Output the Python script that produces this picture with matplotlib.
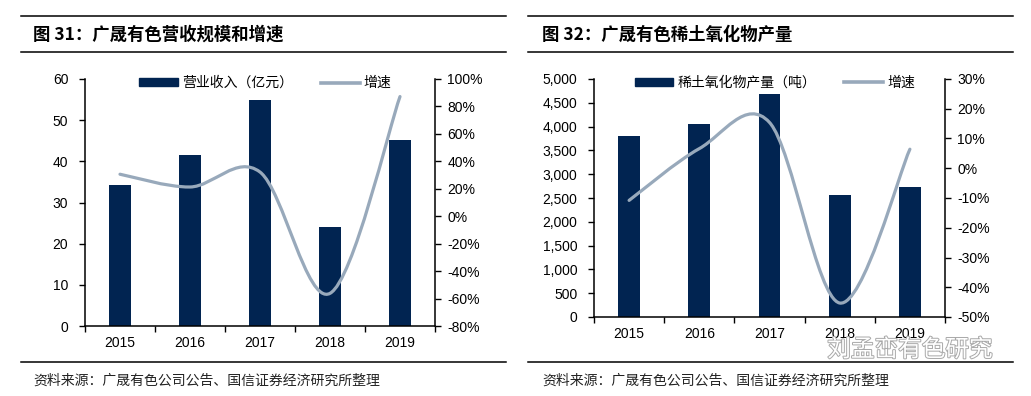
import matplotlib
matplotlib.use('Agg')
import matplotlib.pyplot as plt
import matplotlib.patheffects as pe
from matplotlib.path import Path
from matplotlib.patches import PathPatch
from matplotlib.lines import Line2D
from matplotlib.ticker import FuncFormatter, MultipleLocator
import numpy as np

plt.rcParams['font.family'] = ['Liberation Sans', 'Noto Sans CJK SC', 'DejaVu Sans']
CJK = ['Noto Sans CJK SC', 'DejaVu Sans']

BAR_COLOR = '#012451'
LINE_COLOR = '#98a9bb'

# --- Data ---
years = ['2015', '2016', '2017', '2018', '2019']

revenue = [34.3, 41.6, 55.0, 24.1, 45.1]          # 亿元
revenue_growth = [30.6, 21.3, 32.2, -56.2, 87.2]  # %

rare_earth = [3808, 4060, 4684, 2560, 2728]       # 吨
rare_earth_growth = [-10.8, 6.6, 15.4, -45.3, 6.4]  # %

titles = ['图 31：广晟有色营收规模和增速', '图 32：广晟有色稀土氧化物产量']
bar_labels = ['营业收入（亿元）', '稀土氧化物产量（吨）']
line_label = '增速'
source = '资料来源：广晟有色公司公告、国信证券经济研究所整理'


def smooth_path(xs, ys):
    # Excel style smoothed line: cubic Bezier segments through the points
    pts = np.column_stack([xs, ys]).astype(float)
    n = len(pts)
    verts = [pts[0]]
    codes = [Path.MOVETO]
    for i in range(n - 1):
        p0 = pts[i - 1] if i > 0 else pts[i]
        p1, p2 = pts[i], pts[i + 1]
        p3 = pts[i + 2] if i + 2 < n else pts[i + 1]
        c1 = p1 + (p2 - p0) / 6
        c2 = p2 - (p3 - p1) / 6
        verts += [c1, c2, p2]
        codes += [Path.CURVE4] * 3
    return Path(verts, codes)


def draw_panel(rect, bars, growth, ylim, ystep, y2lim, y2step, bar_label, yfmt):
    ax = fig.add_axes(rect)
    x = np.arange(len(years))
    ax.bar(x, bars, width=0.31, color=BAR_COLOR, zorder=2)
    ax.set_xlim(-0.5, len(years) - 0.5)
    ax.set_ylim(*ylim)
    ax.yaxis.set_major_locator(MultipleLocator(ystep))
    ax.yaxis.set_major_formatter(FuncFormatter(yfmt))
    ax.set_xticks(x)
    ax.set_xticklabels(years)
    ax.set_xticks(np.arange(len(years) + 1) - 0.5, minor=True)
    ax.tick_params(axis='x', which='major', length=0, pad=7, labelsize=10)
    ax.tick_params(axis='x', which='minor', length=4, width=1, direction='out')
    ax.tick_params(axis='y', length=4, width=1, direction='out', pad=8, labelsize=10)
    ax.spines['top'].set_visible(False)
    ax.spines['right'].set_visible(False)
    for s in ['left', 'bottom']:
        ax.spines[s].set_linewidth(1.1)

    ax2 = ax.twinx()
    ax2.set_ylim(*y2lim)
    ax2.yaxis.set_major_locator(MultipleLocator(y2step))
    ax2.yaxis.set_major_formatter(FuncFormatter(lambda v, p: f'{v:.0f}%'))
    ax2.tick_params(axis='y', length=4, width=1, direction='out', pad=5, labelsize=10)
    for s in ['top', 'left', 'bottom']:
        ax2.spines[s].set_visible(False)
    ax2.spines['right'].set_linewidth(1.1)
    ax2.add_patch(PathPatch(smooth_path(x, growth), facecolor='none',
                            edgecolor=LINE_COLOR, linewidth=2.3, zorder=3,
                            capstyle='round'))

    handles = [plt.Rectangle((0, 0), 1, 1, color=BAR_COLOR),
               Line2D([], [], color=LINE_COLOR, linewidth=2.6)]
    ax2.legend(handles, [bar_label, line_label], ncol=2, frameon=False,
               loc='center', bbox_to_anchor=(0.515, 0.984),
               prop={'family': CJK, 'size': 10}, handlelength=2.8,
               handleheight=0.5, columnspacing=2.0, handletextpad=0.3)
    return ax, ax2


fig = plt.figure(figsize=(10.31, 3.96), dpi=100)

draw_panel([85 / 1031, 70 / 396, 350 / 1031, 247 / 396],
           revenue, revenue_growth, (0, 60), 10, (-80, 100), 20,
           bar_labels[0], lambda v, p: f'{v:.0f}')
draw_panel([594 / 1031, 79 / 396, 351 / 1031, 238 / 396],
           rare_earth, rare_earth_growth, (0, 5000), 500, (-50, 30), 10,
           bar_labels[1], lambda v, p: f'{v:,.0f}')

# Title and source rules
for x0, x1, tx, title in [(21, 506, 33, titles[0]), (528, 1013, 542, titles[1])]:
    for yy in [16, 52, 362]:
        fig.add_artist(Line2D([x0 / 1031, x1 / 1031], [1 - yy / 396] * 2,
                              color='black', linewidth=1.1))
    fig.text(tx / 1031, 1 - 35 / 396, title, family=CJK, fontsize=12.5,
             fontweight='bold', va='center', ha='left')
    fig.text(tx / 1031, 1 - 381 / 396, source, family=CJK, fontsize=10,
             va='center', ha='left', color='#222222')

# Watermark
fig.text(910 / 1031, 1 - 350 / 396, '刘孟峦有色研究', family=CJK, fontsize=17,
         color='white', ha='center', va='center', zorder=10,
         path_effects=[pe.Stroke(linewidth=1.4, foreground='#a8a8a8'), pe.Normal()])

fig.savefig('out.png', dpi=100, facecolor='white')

☆ ☆ ☆ ☆ ☆

*To do*
In the data above, please extract the lines from the first one through the line with "revenue_growth = [30.6, 21.3, 32.2, -56.2, 87.2]", exactly, and keep pictures out.

*Worked solution*
Output the Python script that produces this picture with matplotlib.
import matplotlib
matplotlib.use('Agg')
import matplotlib.pyplot as plt
import matplotlib.patheffects as pe
from matplotlib.path import Path
from matplotlib.patches import PathPatch
from matplotlib.lines import Line2D
from matplotlib.ticker import FuncFormatter, MultipleLocator
import numpy as np

plt.rcParams['font.family'] = ['Liberation Sans', 'Noto Sans CJK SC', 'DejaVu Sans']
CJK = ['Noto Sans CJK SC', 'DejaVu Sans']

BAR_COLOR = '#012451'
LINE_COLOR = '#98a9bb'

# --- Data ---
years = ['2015', '2016', '2017', '2018', '2019']

revenue = [34.3, 41.6, 55.0, 24.1, 45.1]          # 亿元
revenue_growth = [30.6, 21.3, 32.2, -56.2, 87.2]  # %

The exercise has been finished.